___ Supplied data ___
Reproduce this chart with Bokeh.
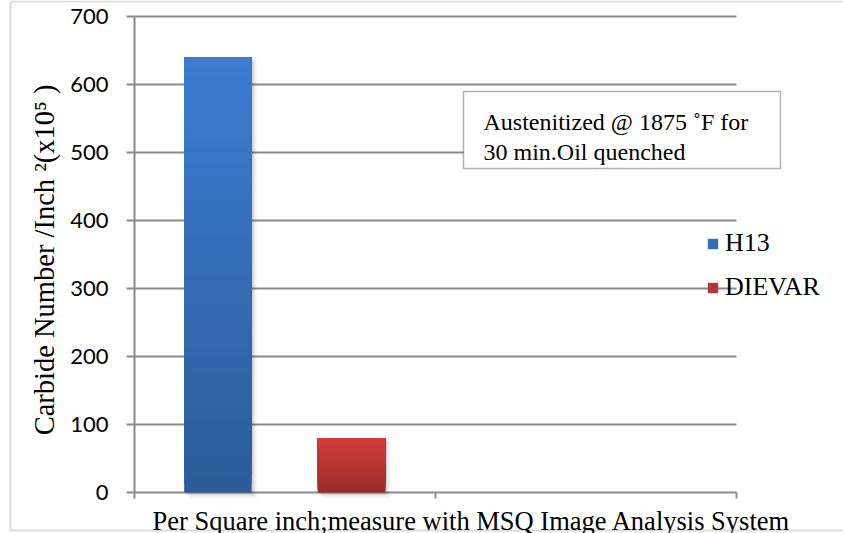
from bokeh.plotting import figure
from bokeh.models import (Range1d, FixedTicker, Label, Legend, LegendItem,
                          BoxAnnotation, ColumnDataSource)
from bokeh.embed import file_html
from bokeh.resources import INLINE

# Carbide counts per square inch (x10^5), austenitized at 1875 F, oil quenched
series = ["H13", "DIEVAR"]
values = [640, 80]
slot_pos = [0.277, 0.721]          # bar centres inside the first category slot
bar_width = 0.224
top_colors = [(0x3c, 0x7d, 0xd2), (0xd2, 0x3e, 0x3a)]
bottom_colors = [(0x2c, 0x5b, 0x98), (0x9b, 0x2c, 0x29)]
y_ticks = [0, 100, 200, 300, 400, 500, 600, 700]
slot_ticks = [0, 1, 2]
x_label = "Per Square inch;measure with MSQ Image Analysis System"
y_label = "Carbide Number /Inch   \u00b2(x10\u2075 )"
note_lines = ["Austenitized @ 1875 \u02daF for", "30 min.Oil quenched"]

GRID = "#8a8a8a"
SERIF = "Liberation Serif"
W, H = 843, 533
X0, Y0 = 134, 492    # canvas position of the origin (slot 0, count 0)
PX = 301.0           # pixels per category slot
PY = 0.68            # pixels per unit of carbide count


def dx(px):
    return (px - X0) / PX


def dy(py):
    return (Y0 - py) / PY


# the plot area fills the whole canvas; both axes are pinned to the origin
p = figure(width=W, height=H, output_backend="svg", toolbar_location=None,
           x_range=Range1d(dx(0), dx(W)), y_range=Range1d(dy(H), dy(0)),
           min_border=0)
p.outline_line_color = None
p.background_fill_color = "white"
p.border_fill_color = "white"

p.xaxis.fixed_location = 0
p.xaxis.ticker = FixedTicker(ticks=slot_ticks)
p.xaxis.major_label_text_color = None
p.xaxis.major_tick_in = 0
p.xaxis.major_tick_out = 6
p.xaxis.minor_tick_line_color = None
p.xaxis.axis_line_color = None
p.xaxis.major_tick_line_color = GRID
p.xaxis.major_tick_line_width = 2

p.yaxis.fixed_location = 0
p.yaxis.ticker = FixedTicker(ticks=y_ticks)
p.yaxis.major_tick_in = 0
p.yaxis.major_tick_out = 8
p.yaxis.minor_tick_line_color = None
p.yaxis.axis_line_color = None
p.yaxis.major_tick_line_color = GRID
p.yaxis.major_tick_line_width = 2
p.yaxis.major_label_text_font = "Lato"
p.yaxis.major_label_text_font_size = "22px"
p.yaxis.major_label_text_color = "black"
p.yaxis.major_label_standoff = 18
# leading spaces keep the title centred on the 0-700 span rather than the canvas
p.yaxis.axis_label = "\u00a0\u00a0\u00a0\u00a0" + y_label
p.yaxis.axis_label_text_font = SERIF
p.yaxis.axis_label_text_font_size = "28.5px"
p.yaxis.axis_label_text_font_style = "normal"
p.yaxis.axis_label_text_color = "black"
p.yaxis.axis_label_standoff = 7

# horizontal grid (with the zero baseline) and the value axis line,
# both limited to the category slots / value ticks
p.xgrid.grid_line_color = None
p.ygrid.grid_line_color = None
p.segment(x0=[slot_ticks[0]] * len(y_ticks), x1=[slot_ticks[-1]] * len(y_ticks),
          y0=y_ticks, y1=y_ticks, line_color=GRID, line_width=2)
p.segment(x0=[slot_ticks[0]], x1=[slot_ticks[0]], y0=[y_ticks[0]], y1=[y_ticks[-1]],
          line_color=GRID, line_width=2)

# chart border (open on the right)
p.add_layout(BoxAnnotation(left=dx(10), right=dx(W + 20), top=dy(1), bottom=dy(530),
                           fill_alpha=0, line_color=GRID, line_width=2))

# soft drop shadow behind each bar
for k, (x, v) in enumerate(zip(slot_pos, values)):
    for off, a in [(0.006, 0.10), (0.012, 0.06), (0.018, 0.03)]:
        p.quad(left=x - bar_width / 2 + off, right=x + bar_width / 2 + off,
               bottom=-off * 500, top=v - off * 300,
               fill_color="black", fill_alpha=a, line_color=None)

# bars with a vertical colour gradient: overlapping slices from each slice's
# start up to the bar value, drawn bottom first
N = 48
bars = []
for k, (x, v) in enumerate(zip(slot_pos, values)):
    bottoms, tops, cols = [], [], []
    for i in range(N):
        t = (i + 0.5) / N
        r, g, b = [int(round(bc + (tc - bc) * t)) for tc, bc in zip(top_colors[k], bottom_colors[k])]
        bottoms.append(v * i / N)
        tops.append(v)
        cols.append("#%02x%02x%02x" % (r, g, b))
    src = ColumnDataSource(dict(bottom=bottoms, top=tops, color=cols))
    bars.append(p.vbar(x=x, width=bar_width, bottom="bottom", top="top",
                       fill_color="color", line_color=None, source=src))

# legend swatches take the mid slice colour of each bar
legend = Legend(items=[LegendItem(label=s, renderers=[r], index=N // 2)
                       for s, r in zip(series, bars)],
                location=(706, 231), orientation="vertical",
                background_fill_alpha=0, border_line_color=None,
                label_text_font=SERIF, label_text_font_size="26px",
                label_text_color="black",
                glyph_width=13, glyph_height=13, label_standoff=6,
                spacing=14, padding=0, margin=0)
p.add_layout(legend)

# heat-treatment note box
p.add_layout(BoxAnnotation(left=dx(463), right=dx(780), top=dy(91), bottom=dy(168),
                           fill_color="white", fill_alpha=1,
                           line_color="black", line_width=1.5))
for i, line in enumerate(note_lines):
    p.add_layout(Label(x=dx(483), y=dy(121.5 + 30 * i),
                       text=line, text_font=SERIF, text_font_size="24px",
                       text_color="black", text_baseline="alphabetic"))

# category caption under the axis
p.add_layout(Label(x=dx(152), y=dy(520), text=x_label,
                   text_font=SERIF, text_font_size="26.5px", text_color="black",
                   text_baseline="alphabetic"))

open("out.html", "w").write(file_html(p, INLINE))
___
Problem details:
Note how many lines in the listing above hold the string "chart", then give only that figure.

Task response:
2